-- Recorded information start --

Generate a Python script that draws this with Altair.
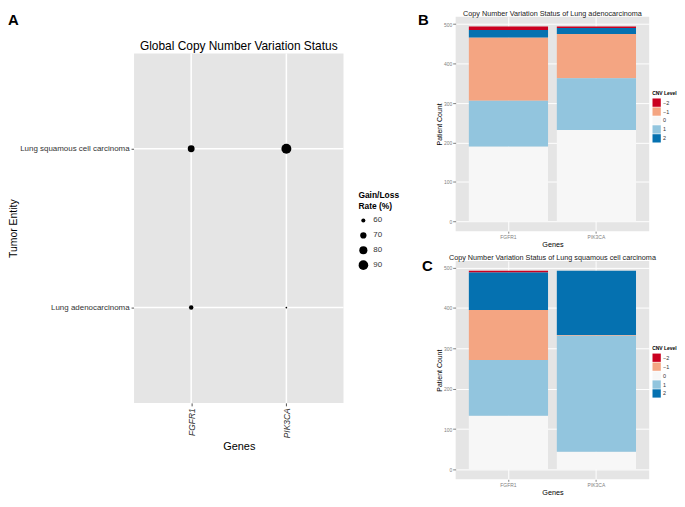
import altair as alt
import pandas as pd

FONT = "Liberation Sans"

# ---------------- data ----------------
genes = ["FGFR1", "PIK3CA"]
entities = ["Lung squamous cell carcinoma", "Lung adenocarcinoma"]
rate_squamous = [73.0, 91.1]   # gain/loss rate (%) FGFR1, PIK3CA
rate_adeno = [61.5, 53.0]
size_legend_values = [60, 70, 80, 90]

cnv_levels = ["\u22122", "\u22121", "0", "1", "2"]
stack_order = ["0", "1", "\u22121", "2", "\u22122"]   # bottom -> top
cnv_colors = ["#CA0020", "#F4A582", "#F7F7F7", "#92C5DE", "#0571B0"]

# patient counts per CNV level (in cnv_levels order)
adeno_fgfr1 = [9, 160, 190, 116, 19]
adeno_pik3ca = [4, 112, 232, 131, 15]
squam_fgfr1 = [4, 124, 133, 138, 93]
squam_pik3ca = [0, 2, 44, 287, 159]
count_ticks = [0, 100, 200, 300, 400, 500]

GRAY = "#E5E5E5"

# ---------------- panel A ----------------
A_W = 211
A_TOP = 37     # top of grey panel inside the view
A_H = 389      # view height (bottom of grey panel)

df_a = pd.DataFrame({
    "entity": [entities[0]] * 2 + [entities[1]] * 2,
    "gene": genes * 2,
    "rate": rate_squamous + rate_adeno,
})

x_a = alt.X("gene:N", sort=genes,
            scale=alt.Scale(type="point", padding=0.6),
            axis=alt.Axis(title="Genes", labelAngle=270, labelAlign="right",
                          labelBaseline="middle", labelFontStyle="italic",
                          labelFontSize=8.5, labelColor="#333333",
                          titleFontSize=11, titleFontWeight="normal", titleColor="black",
                          tickSize=3, tickColor="#555555", labelPadding=2, titlePadding=3,
                          grid=False, domain=False))
y_a = alt.Y("entity:N", sort=entities,
            scale=alt.Scale(type="point", padding=0.6, range=[A_TOP, A_H]),
            axis=alt.Axis(title="Tumor Entity", labelFontSize=8, labelColor="#333333",
                          titleFontSize=10.5, titleFontWeight="normal", titleColor="black",
                          tickSize=3, tickColor="#555555", labelPadding=2, titlePadding=1,
                          grid=False, domain=False))

bg_a = alt.Chart(pd.DataFrame({"k": [0]})).mark_rect(color=GRAY).encode(
    x=alt.value(0), x2=alt.value(A_W), y=alt.value(A_TOP), y2=alt.value(A_H))

vgrid = alt.Chart(pd.DataFrame({"gene": genes})).mark_rule(
    color="white", strokeWidth=1.5).encode(x=x_a, y=alt.value(A_TOP), y2=alt.value(A_H))

hgrid = alt.Chart(pd.DataFrame({"entity": entities})).mark_rule(
    color="white", strokeWidth=1.5).encode(y=y_a, x=alt.value(0), x2=alt.value(A_W))

points = alt.Chart(df_a).mark_circle(color="black", opacity=1).encode(
    x=x_a,
    y=y_a,
    size=alt.Size("rate:Q",
                  scale=alt.Scale(type="pow", exponent=2, domain=[53, 91.1],
                                  range=[3, 100], zero=False),
                  legend=alt.Legend(title=["Gain/Loss", "Rate (%)"], values=size_legend_values,
                                    orient="none", legendX=226, legendY=176,
                                    titleFontSize=8.5, titleFontWeight="bold", titleColor="black",
                                    labelFontSize=8, labelColor="#333333", labelOffset=5,
                                    symbolFillColor="black", symbolStrokeWidth=0,
                                    clipHeight=14.5, rowPadding=0, titlePadding=3)),
)

title_a = alt.Chart(pd.DataFrame({"t": ["Global Copy Number Variation Status"]})).mark_text(
    font=FONT, fontSize=12, align="center", baseline="alphabetic", color="black"
).encode(text="t:N", x=alt.value(A_W / 2), y=alt.value(A_TOP - 4))

letter_a = alt.Chart(pd.DataFrame({"t": ["A"]})).mark_text(
    font=FONT, fontSize=15, fontWeight="bold", align="left", baseline="top", color="black"
).encode(text="t:N", x=alt.value(-127), y=alt.value(-4))

panel_a = alt.layer(bg_a, vgrid, hgrid, points, title_a, letter_a).properties(
    width=A_W, height=A_H,
)

# ---------------- panels B and C ----------------
B_W = 195


def bar_panel(title_text, counts_f, counts_p, letter, letter_x, letter_y, legend_y, height):
    rows = []
    for gene, counts in zip(genes, [counts_f, counts_p]):
        for lvl, c in zip(cnv_levels, counts):
            rows.append({"gene": gene, "level": lvl, "count": c,
                         "order": stack_order.index(lvl)})
    df = pd.DataFrame(rows)
    total = max(sum(counts_f), sum(counts_p))
    bars = alt.Chart(df).mark_bar(strokeWidth=0).encode(
        x=alt.X("gene:N", sort=genes,
                scale=alt.Scale(paddingInner=0.1, paddingOuter=0.15),
                axis=alt.Axis(title="Genes", labelAngle=0, labelFontSize=5,
                              labelColor="#7F7F7F", titleFontSize=7.3,
                              titleFontWeight="normal", titleColor="black",
                              tickSize=2, tickColor="#7F7F7F", labelPadding=1,
                              titlePadding=1, grid=True, gridColor="white",
                              gridWidth=1, bandPosition=0.5, domain=False)),
        y=alt.Y("count:Q", stack="zero",
                scale=alt.Scale(domain=[-0.05 * total, 1.05 * total], nice=False, zero=False),
                axis=alt.Axis(title="Patient Count", values=count_ticks, labelFontSize=5,
                              labelColor="#7F7F7F", titleFontSize=7,
                              titleFontWeight="normal", titleColor="black",
                              tickSize=3, tickColor="#7F7F7F", labelPadding=1,
                              titlePadding=1, grid=True, gridColor="white",
                              gridWidth=1, domain=False)),
        color=alt.Color("level:N",
                        scale=alt.Scale(domain=cnv_levels, range=cnv_colors),
                        legend=alt.Legend(title="CNV Level", orient="none",
                                          legendX=198, legendY=legend_y,
                                          titleFontSize=5, titleFontWeight="bold",
                                          titleColor="black", labelFontSize=5.5,
                                          labelColor="#333333", symbolType="square",
                                          symbolSize=70, symbolStrokeWidth=0,
                                          rowPadding=0, titlePadding=2, labelOffset=2)),
        order=alt.Order("order:Q", sort="ascending"),
    )
    title_layer = alt.Chart(pd.DataFrame({"t": [title_text]})).mark_text(
        font=FONT, fontSize=7.3, align="center", baseline="alphabetic", color="#1a1a1a"
    ).encode(text="t:N", x=alt.value(B_W / 2), y=alt.value(-1))
    letter_layer = alt.Chart(pd.DataFrame({"t": [letter]})).mark_text(
        font=FONT, fontSize=15, fontWeight="bold", align="left", baseline="top",
        color="black"
    ).encode(text="t:N", x=alt.value(letter_x), y=alt.value(letter_y))
    return alt.layer(bars, title_layer, letter_layer).properties(
        width=B_W, height=height,
        view=alt.ViewBackground(fill=GRAY, strokeWidth=0),
    )


panel_b = bar_panel("Copy Number Variation Status of Lung adenocarcinoma",
                    adeno_fgfr1, adeno_pik3ca, "B", -38, -4, 75, 216)
panel_c = bar_panel("Copy Number Variation Status of Lung squamous cell carcinoma",
                    squam_fgfr1, squam_pik3ca, "C", -34, -2, 86, 220)

right = alt.vconcat(panel_b, panel_c, spacing=6).resolve_scale(
    x="independent", y="independent", color="independent"
).resolve_legend(color="independent")

chart = alt.hconcat(panel_a, right, spacing=18).resolve_scale(
    x="independent", y="independent", color="independent", size="independent"
).properties(
    padding={"left": 0, "top": 0, "right": 0, "bottom": 0}
).configure(font=FONT, background="white").configure_view(
    strokeWidth=0
)

chart.save("out.html", embed_options={"renderer": "svg", "actions": False})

-- Recorded information end --

**Objective**. Your task is to repeat the material above exactly, without its pictures.

**Expected output**.
Generate a Python script that draws this with Altair.
import altair as alt
import pandas as pd

FONT = "Liberation Sans"

# ---------------- data ----------------
genes = ["FGFR1", "PIK3CA"]
entities = ["Lung squamous cell carcinoma", "Lung adenocarcinoma"]
rate_squamous = [73.0, 91.1]   # gain/loss rate (%) FGFR1, PIK3CA
rate_adeno = [61.5, 53.0]
size_legend_values = [60, 70, 80, 90]

cnv_levels = ["\u22122", "\u22121", "0", "1", "2"]
stack_order = ["0", "1", "\u22121", "2", "\u22122"]   # bottom -> top
cnv_colors = ["#CA0020", "#F4A582", "#F7F7F7", "#92C5DE", "#0571B0"]

# patient counts per CNV level (in cnv_levels order)
adeno_fgfr1 = [9, 160, 190, 116, 19]
adeno_pik3ca = [4, 112, 232, 131, 15]
squam_fgfr1 = [4, 124, 133, 138, 93]
squam_pik3ca = [0, 2, 44, 287, 159]
count_ticks = [0, 100, 200, 300, 400, 500]

GRAY = "#E5E5E5"

# ---------------- panel A ----------------
A_W = 211
A_TOP = 37     # top of grey panel inside the view
A_H = 389      # view height (bottom of grey panel)

df_a = pd.DataFrame({
    "entity": [entities[0]] * 2 + [entities[1]] * 2,
    "gene": genes * 2,
    "rate": rate_squamous + rate_adeno,
})

x_a = alt.X("gene:N", sort=genes,
            scale=alt.Scale(type="point", padding=0.6),
            axis=alt.Axis(title="Genes", labelAngle=270, labelAlign="right",
                          labelBaseline="middle", labelFontStyle="italic",
                          labelFontSize=8.5, labelColor="#333333",
                          titleFontSize=11, titleFontWeight="normal", titleColor="black",
                          tickSize=3, tickColor="#555555", labelPadding=2, titlePadding=3,
                          grid=False, domain=False))
y_a = alt.Y("entity:N", sort=entities,
            scale=alt.Scale(type="point", padding=0.6, range=[A_TOP, A_H]),
            axis=alt.Axis(title="Tumor Entity", labelFontSize=8, labelColor="#333333",
                          titleFontSize=10.5, titleFontWeight="normal", titleColor="black",
                          tickSize=3, tickColor="#555555", labelPadding=2, titlePadding=1,
                          grid=False, domain=False))

bg_a = alt.Chart(pd.DataFrame({"k": [0]})).mark_rect(color=GRAY).encode(
    x=alt.value(0), x2=alt.value(A_W), y=alt.value(A_TOP), y2=alt.value(A_H))

vgrid = alt.Chart(pd.DataFrame({"gene": genes})).mark_rule(
    color="white", strokeWidth=1.5).encode(x=x_a, y=alt.value(A_TOP), y2=alt.value(A_H))

hgrid = alt.Chart(pd.DataFrame({"entity": entities})).mark_rule(
    color="white", strokeWidth=1.5).encode(y=y_a, x=alt.value(0), x2=alt.value(A_W))

points = alt.Chart(df_a).mark_circle(color="black", opacity=1).encode(
    x=x_a,
    y=y_a,
    size=alt.Size("rate:Q",
                  scale=alt.Scale(type="pow", exponent=2, domain=[53, 91.1],
                                  range=[3, 100], zero=False),
                  legend=alt.Legend(title=["Gain/Loss", "Rate (%)"], values=size_legend_values,
                                    orient="none", legendX=226, legendY=176,
                                    titleFontSize=8.5, titleFontWeight="bold", titleColor="black",
                                    labelFontSize=8, labelColor="#333333", labelOffset=5,
                                    symbolFillColor="black", symbolStrokeWidth=0,
                                    clipHeight=14.5, rowPadding=0, titlePadding=3)),
)

title_a = alt.Chart(pd.DataFrame({"t": ["Global Copy Number Variation Status"]})).mark_text(
    font=FONT, fontSize=12, align="center", baseline="alphabetic", color="black"
).encode(text="t:N", x=alt.value(A_W / 2), y=alt.value(A_TOP - 4))

letter_a = alt.Chart(pd.DataFrame({"t": ["A"]})).mark_text(
    font=FONT, fontSize=15, fontWeight="bold", align="left", baseline="top", color="black"
).encode(text="t:N", x=alt.value(-127), y=alt.value(-4))

panel_a = alt.layer(bg_a, vgrid, hgrid, points, title_a, letter_a).properties(
    width=A_W, height=A_H,
)

# ---------------- panels B and C ----------------
B_W = 195


def bar_panel(title_text, counts_f, counts_p, letter, letter_x, letter_y, legend_y, height):
    rows = []
    for gene, counts in zip(genes, [counts_f, counts_p]):
        for lvl, c in zip(cnv_levels, counts):
            rows.append({"gene": gene, "level": lvl, "count": c,
                         "order": stack_order.index(lvl)})
    df = pd.DataFrame(rows)
    total = max(sum(counts_f), sum(counts_p))
    bars = alt.Chart(df).mark_bar(strokeWidth=0).encode(
        x=alt.X("gene:N", sort=genes,
                scale=alt.Scale(paddingInner=0.1, paddingOuter=0.15),
                axis=alt.Axis(title="Genes", labelAngle=0, labelFontSize=5,
                              labelColor="#7F7F7F", titleFontSize=7.3,
                              titleFontWeight="normal", titleColor="black",
                              tickSize=2, tickColor="#7F7F7F", labelPadding=1,
                              titlePadding=1, grid=True, gridColor="white",
                              gridWidth=1, bandPosition=0.5, domain=False)),
        y=alt.Y("count:Q", stack="zero",
                scale=alt.Scale(domain=[-0.05 * total, 1.05 * total], nice=False, zero=False),
                axis=alt.Axis(title="Patient Count", values=count_ticks, labelFontSize=5,
                              labelColor="#7F7F7F", titleFontSize=7,
                              titleFontWeight="normal", titleColor="black",
                              tickSize=3, tickColor="#7F7F7F", labelPadding=1,
                              titlePadding=1, grid=True, gridColor="white",
                              gridWidth=1, domain=False)),
        color=alt.Color("level:N",
                        scale=alt.Scale(domain=cnv_levels, range=cnv_colors),
                        legend=alt.Legend(title="CNV Level", orient="none",
                                          legendX=198, legendY=legend_y,
                                          titleFontSize=5, titleFontWeight="bold",
                                          titleColor="black", labelFontSize=5.5,
                                          labelColor="#333333", symbolType="square",
                                          symbolSize=70, symbolStrokeWidth=0,
                                          rowPadding=0, titlePadding=2, labelOffset=2)),
        order=alt.Order("order:Q", sort="ascending"),
    )
    title_layer = alt.Chart(pd.DataFrame({"t": [title_text]})).mark_text(
        font=FONT, fontSize=7.3, align="center", baseline="alphabetic", color="#1a1a1a"
    ).encode(text="t:N", x=alt.value(B_W / 2), y=alt.value(-1))
    letter_layer = alt.Chart(pd.DataFrame({"t": [letter]})).mark_text(
        font=FONT, fontSize=15, fontWeight="bold", align="left", baseline="top",
        color="black"
    ).encode(text="t:N", x=alt.value(letter_x), y=alt.value(letter_y))
    return alt.layer(bars, title_layer, letter_layer).properties(
        width=B_W, height=height,
        view=alt.ViewBackground(fill=GRAY, strokeWidth=0),
    )


panel_b = bar_panel("Copy Number Variation Status of Lung adenocarcinoma",
                    adeno_fgfr1, adeno_pik3ca, "B", -38, -4, 75, 216)
panel_c = bar_panel("Copy Number Variation Status of Lung squamous cell carcinoma",
                    squam_fgfr1, squam_pik3ca, "C", -34, -2, 86, 220)

right = alt.vconcat(panel_b, panel_c, spacing=6).resolve_scale(
    x="independent", y="independent", color="independent"
).resolve_legend(color="independent")

chart = alt.hconcat(panel_a, right, spacing=18).resolve_scale(
    x="independent", y="independent", color="independent", size="independent"
).properties(
    padding={"left": 0, "top": 0, "right": 0, "bottom": 0}
).configure(font=FONT, background="white").configure_view(
    strokeWidth=0
)

chart.save("out.html", embed_options={"renderer": "svg", "actions": False})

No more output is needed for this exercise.